疼的受不了。
泪水止不住的往下掉。
她捂着自己的嘴,不让自己哭出声音。
浑身都哭得在颤抖。
单薄的背脊和娇弱的身躯显得格外的无助和落寞。
喘不过气的心疼把她整个人缠绕住。
泣不成声。
宋意哭的不再有力气站的稳,蹲下身子抱住自己。
可是泪水怎么也止不住,抽噎的声音断断续续。
明明,明明说好的打止疼针。
骗子。
为什么中枪都不哼一声的男人会疼成那个样子。
她知道自己现在这个样子很难看,我要进去看看情况,又不敢给唐肆看到自己这个样子。
那样他会更加的受不了。
……
其实哪儿有什么止疼针。
傅惊盛是个聪明人,也是个狡猾人。
唐肆一定不想让宋意看他这样。
那必然是要让她出去。
这种要挨了就是挨了疼着就是疼着,只能忍着。
受的就是这种千刀万剐般的疼痛。
为什么说这样的药一旦中了就无药可解?
因为就算有解药也会疼死过去,疼晕过去。
耐受能力差的人,不注射解药会疼死,浑身上下的细胞器官,衰竭而死。
注射了解药,会更加疼,解药和细胞神经间的对碰。
容不得一针止疼剂,否则就没有效果。
傅惊盛站在旁边,但他背对唐肆,并没有看他。
他低敛眉目,静静的听着。
听那铁链挣扎的声音,听他挣扎疼痛的声音。
能听到手铐被挣扎得陷入肉里,再摩擦,鲜血横流。
能听到那生命在一点一点流逝又挣扎要留下的声音。
能听到,都能听到……
百分之六十的机率。
有百分之二十五是注射的解药,另外百分之三十五,傅惊盛赌在了唐肆的耐受能力上。
解药没有问题,问题在于唐肆能不能忍受得过去这个疼。
他没有办法想象这种疼痛是怎样的,或许是浑身上下都被拆了碾碎。
反反复复的碾。
……
这一个晚上。
他疼晕死过去。
没多久,他又被疼醒过来,反反复复,一直持续。
傅惊盛紧紧捏着拳头,为唐肆捏了一把汗。
心脏紧缩,紧张,担忧。
他似乎快要挺不过去,他嘶哑的叫声都没有了,他挣扎的力气也没有了。
男人浑身颤抖,不是他的力气,是筋脉的带动。
他浑身上下都湿透了,手腕和脚腕都是被拷着的。
入眼就是鲜血淋漓,一滴一滴的,被摩擦在地面,手上,脸上,墙上。
一星一点,像妖艳火红的花朵,黑暗的扎根,生生的把人往死路上拖拽。
这条路,荆棘满布,这条路,玫瑰丛生。
是一条血红的路。
好几次,傅惊盛都以为唐肆死了,心跳停止了。
可他不知道咬着一股什么劲儿,就这样,反复的,疼晕过去,又被疼醒来。
醒着,晕了,都是疼。
……
在唐肆没有力气嘶吼喊叫,只能发出微弱挣扎声音的时候。
傅惊盛和宋意说:“他活过来了,你别哭了,你去休息。”
“明天早上,你再看他。”
宋意不相信,她要进去看。
傅惊盛拦着,不准,死活都不准。
如果她看了那样一幅场面的,会比现在哭的更狠。
宋意好难受,她觉得,自己快要喘不过气,胸腔肺部都慢着疼痛。
哭的头很疼,肚子,也疼。
“姐,你现在的情绪太大了。这样子对肚子里面的孩子不好。”傅惊盛给她放话:“我实话跟你说,你不想你们两个人之间有遗憾,你就别哭了,整理你自己的情绪,我说了他没事就不会有事。”

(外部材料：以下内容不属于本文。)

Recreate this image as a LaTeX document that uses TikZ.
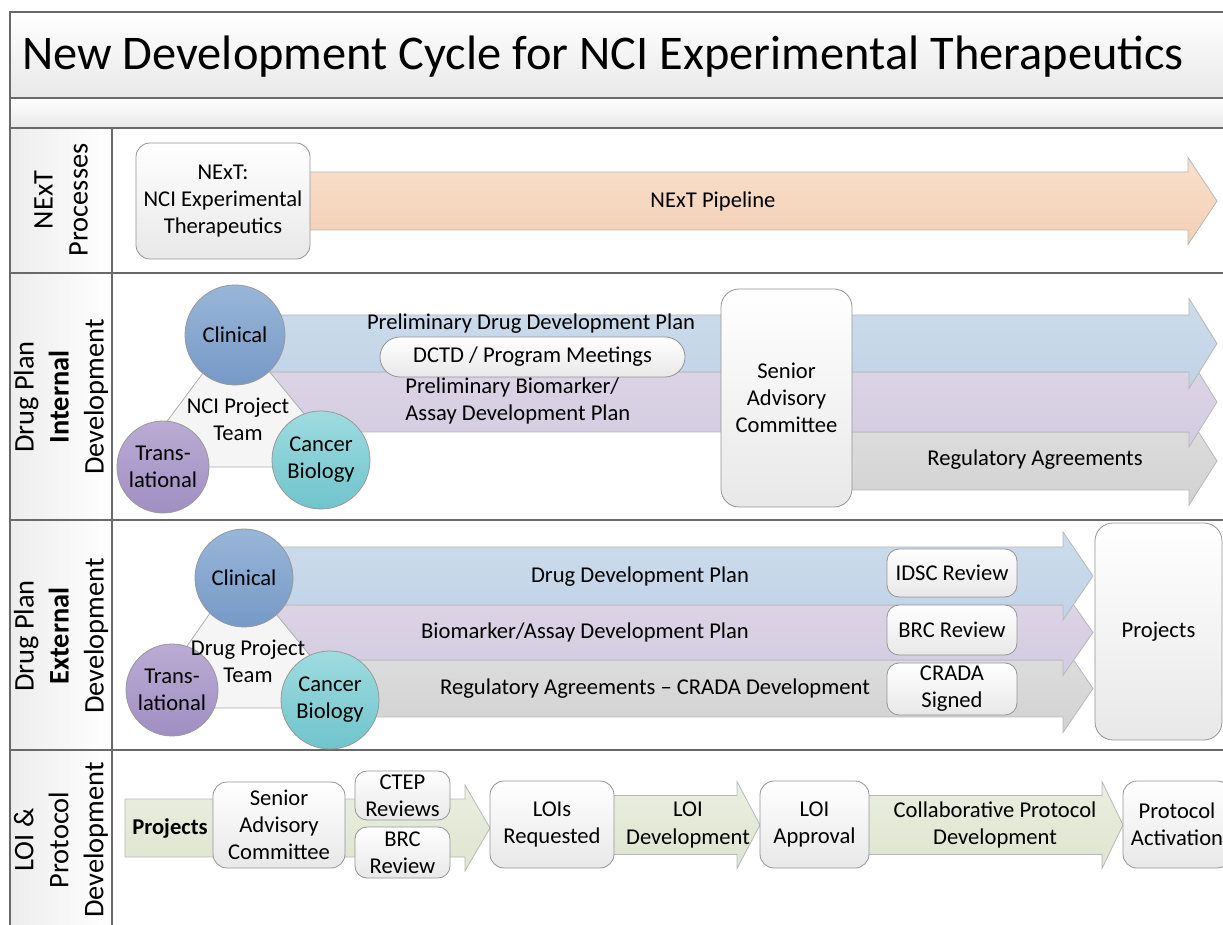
\documentclass[tikz,border=0pt]{standalone}
\usepackage{fontspec}
\setmainfont{Carlito}
\usepackage{xcolor}
\usepackage{tikz}
\usetikzlibrary{positioning}

\definecolor{frameline}{RGB}{105,105,105}
\definecolor{orangeT}{RGB}{249,224,204}
\definecolor{orangeB}{RGB}{243,207,180}
\definecolor{blueT}{RGB}{204,220,236}
\definecolor{blueB}{RGB}{192,211,230}
\definecolor{purpT}{RGB}{221,214,230}
\definecolor{purpB}{RGB}{211,203,224}
\definecolor{greyT}{RGB}{222,222,222}
\definecolor{greyB}{RGB}{210,210,210}
\definecolor{greenT}{RGB}{234,238,224}
\definecolor{greenB}{RGB}{222,229,207}
\definecolor{clinT}{RGB}{152,182,216}
\definecolor{clinB}{RGB}{118,153,198}
\definecolor{transT}{RGB}{186,172,212}
\definecolor{transB}{RGB}{160,142,194}
\definecolor{biolT}{RGB}{158,220,224}
\definecolor{biolB}{RGB}{112,196,204}

\newcommand{\bodyfont}{\fontsize{11.3}{13.6}\selectfont}
% block arrow: style, x start, x head, x tip, y centre, body half, head half
\newcommand{\flowarrow}[7]{%
  \path[#1] (#2,#5-#6) -- (#3,#5-#6) -- (#3,#5-#7) -- (#4,#5)
    -- (#3,#5+#7) -- (#3,#5+#6) -- (#2,#5+#6) -- cycle;}

\begin{document}
\begin{tikzpicture}[
  x=0.5pt, y=-0.5pt,
  every node/.style={font=\bodyfont, align=center, inner sep=0pt},
  frame/.style={draw=frameline, line width=0.75pt},
  band/.style={top color=white, bottom color=black!9},
  labelcol/.style={left color=black!7, right color=white},
  lanelabel/.style={rotate=90, font=\fontsize{14.2}{17.5}\selectfont},
  box/.style={draw=black!42, line width=0.4pt, rounded corners=7pt,
              top color=white, bottom color=black!9},
  pill/.style={box, rounded corners=10pt},
  circ/.style={circle, draw=black!40, line width=0.4pt},
  team/.style={draw=black!32, line width=0.4pt, fill=black!4},
  arr/.style={draw=black!28, line width=0.4pt},
  arrorange/.style={arr, top color=orangeT, bottom color=orangeB},
  arrblue/.style={arr, top color=blueT, bottom color=blueB},
  arrpurp/.style={arr, top color=purpT, bottom color=purpB},
  arrgrey/.style={arr, top color=greyT, bottom color=greyB},
  arrgreen/.style={arr, top color=greenT, bottom color=greenB},
]
\useasboundingbox (0,0) rectangle (1223,925);
\clip (0,0) rectangle (1223,925);

% bands and lane frame
\path[band] (10,12) rectangle (1240,98);
\path[band] (10,98) rectangle (1240,128);
\path[labelcol] (10,128) rectangle (112,940);
\draw[frame] (1240,12) -- (10,12) -- (10,940);
\draw[frame] (10,98) -- (1240,98);
\foreach \yy in {128,273,520,750}
  \draw[frame] (10,\yy) -- (1240,\yy);
\draw[frame] (112,128) -- (112,940);

\node[font=\fontsize{24.2}{29}\selectfont] (title) at (603,57)
  {New Development Cycle for NCI Experimental Therapeutics};

% lane labels
\node[lanelabel] (lnext) at (61,200) {NExT\\Processes};
\node[lanelabel] (lint)  at (61,397) {Drug Plan\\\textbf{Internal}\\Development};
\node[lanelabel] (lext)  at (61,636) {Drug Plan\\\textbf{External}\\Development};
\node[lanelabel] (lloi)  at (61,840) {LOI \&\\Protocol\\Development};

% NExT processes
\flowarrow{arrorange}{300}{1188}{1217}{201}{29}{43.5}
\node[box, minimum width=87pt, minimum height=58pt] (next) at (223,201)
  {NExT:\\NCI Experimental\\Therapeutics};
\node (pipe) at (713,201) {NExT Pipeline};

% internal development
\flowarrow{arrgrey}{800}{1189}{1217}{461}{29}{44}
\flowarrow{arrpurp}{260}{1189}{1217}{402}{30}{45}
\flowarrow{arrblue}{270}{1189}{1217}{343.5}{28.5}{45}
\path[team] (235,330) -- (133,467) -- (348,467) -- cycle;
\node[circ, minimum size=50pt, top color=clinT, bottom color=clinB] (clin1) at (235,335) {Clinical};
\node[circ, minimum size=46pt, top color=transT, bottom color=transB] (trans1) at (163,467) {Trans-\\lational};
\node[circ, minimum size=49pt, top color=biolT, bottom color=biolB] (biol1) at (321,460) {Cancer\\Biology};
\node (team1) at (238,419) {NCI Project\\Team};
\node (pdp) at (531,324) {Preliminary Drug Development Plan};
\node[pill, minimum width=152.5pt, minimum height=20pt] (dctd) at (532.5,357)
  {DCTD / Program Meetings};
\node[anchor=west, align=left] (pbp) at (405,401) {Preliminary Biomarker/\\Assay Development Plan};
\node[box, rounded corners=9pt, minimum width=65.5pt, minimum height=109pt] (sac1) at (786.5,398)
  {Senior\\Advisory\\Committee};
\node (reg1) at (1035,460) {Regulatory Agreements};

% external development
\flowarrow{arrgrey}{300}{1063}{1093}{688.5}{28.5}{44}
\flowarrow{arrpurp}{270}{1063}{1093}{632.5}{27.5}{43}
\flowarrow{arrblue}{280}{1063}{1093}{576}{29}{44}
\path[team] (240,570) -- (144,708) -- (353,708) -- cycle;
\node[circ, minimum size=49pt, top color=clinT, bottom color=clinB] (clin2) at (244,578) {Clinical};
\node[circ, minimum size=46pt, top color=transT, bottom color=transB] (trans2) at (172,690) {Trans-\\lational};
\node[circ, minimum size=49pt, top color=biolT, bottom color=biolB] (biol2) at (330,700) {Cancer\\Biology};
\node (team2) at (248,661) {Drug Project\\Team};
\node (ddp) at (640,577) {Drug Development Plan};
\node (bap) at (585,632) {Biomarker/Assay Development Plan};
\node (reg2) at (655,689) {Regulatory Agreements -- CRADA Development};
\node[box, rounded corners=6pt, minimum width=65pt, minimum height=24pt] (idsc) at (952,573) {IDSC Review};
\node[box, rounded corners=6pt, minimum width=65pt, minimum height=25pt] (brc1) at (952,630) {BRC Review};
\node[box, rounded corners=6pt, minimum width=65pt, minimum height=26pt] (crada) at (952,689) {CRADA\\Signed};
\node[box, rounded corners=9pt, minimum width=63.5pt, minimum height=108.5pt] (proj1) at (1158.5,631.5) {Projects};

% LOI and protocol development
\flowarrow{arrgreen}{125}{465}{490}{828}{29}{43}
\flowarrow{arrgreen}{600}{737}{760}{825}{29.5}{43.5}
\flowarrow{arrgreen}{850}{1102}{1123}{825}{29.5}{43.5}
\node[font=\bodyfont\bfseries] (proj2) at (170,828) {Projects};
\node[box, minimum width=66pt, minimum height=43pt] (sac2) at (279,825) {Senior\\Advisory\\Committee};
\node[box, rounded corners=6pt, minimum width=47.5pt, minimum height=24.5pt] (ctep) at (402.5,795.5) {CTEP\\Reviews};
\node[box, rounded corners=6pt, minimum width=47.5pt, minimum height=25.5pt] (brc2) at (402.5,852.5) {BRC\\Review};
\node[box, minimum width=62pt, minimum height=43.5pt] (lois) at (552,824.5) {LOIs\\Requested};
\node (loidev) at (688,825) {LOI\\Development};
\node[box, minimum width=54.5pt, minimum height=43.5pt] (loiapp) at (814.5,824.5) {LOI\\Approval};
\node (collab) at (995,825) {Collaborative Protocol\\Development};
\node[box, minimum width=54pt, minimum height=43.5pt] (activ) at (1177,824.5) {Protocol\\Activation};
\end{tikzpicture}
\end{document}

“如果你现在肚子里面这个孩子保不住,那你们将来将不会有孩子。”
宋意嗓音都哑着,狐狸眼已经哭的的通红:“什么意思?”
“他那个身体不适合要孩子。”傅惊盛:“基因不适合。”
“就算有了可能生出来也并不会健康,不会健全。”
傅惊盛:“当然我的意思不是他不能治好,它是能够根治治好的,但是有一些东西是融入了他的血液和细胞,它们在里面是不会活的,但是我没有办法给姐夫换血,我也没有办法保证,如果怀上了孩子,这个孩子会不会携带这种东西。”
“这种东西会不会在你们的孩子身上再生。”
“你也不想宝宝一生出来就承受这种痛苦,对不对?”
宋意望着傅惊盛。
脑子一片空白。
“他真的没事。”傅惊盛把宋意往研究所的楼上领:“这一件事情我没有骗你。”
傅惊盛给宋意把脉,给她弄了药,稳住胎盘。
“我也犯不着骗你,我没有开玩笑。”
“现在你肚子里的是你们唯一一个。”
宋意:“但,他体内的那个毒是很久之前就携带的,我认识他的时候就已经携带了。”
“现在肚子里的孩子,他会不会……”
傅惊盛:“有90%的机率不会。”
“虽然病毒携带在他的体内,但是并没有发作,没有发作的病毒就是死的。”
“没有发作的时候,并没有蔓延到他的骨髓和细胞。”
“不会影响到孩子。”
“如果有,那也是很小的几率。”
宋意喝了傅惊盛的药后,就觉得很困很困……
不知道什么时候就睡着了。
外面阳光明媚的照耀进屋里。
她恍惚间,好像听到男人的声音。
那么熟悉,就近在耳边。
他说:“宋意小朋友,哥哥走了,回不来了。”
“哥哥尽力了,还想再抱抱你的。”
“你要幸福。”
她缓缓睁开眼,男人站在落地窗前,站在阳光之下。
他的声音缓缓:“想哥哥的时候,看看天空,吹吹晚风,给哥哥墓前,来一束红色玫瑰。”
“天空是怀抱,风是我在抚摸你的脸颊……”
他说着,就对着她笑了。
温和,慵懒,眉眼带着痞气:“宝宝是个男孩子,我告诉他,让他长大好好保护妈妈。”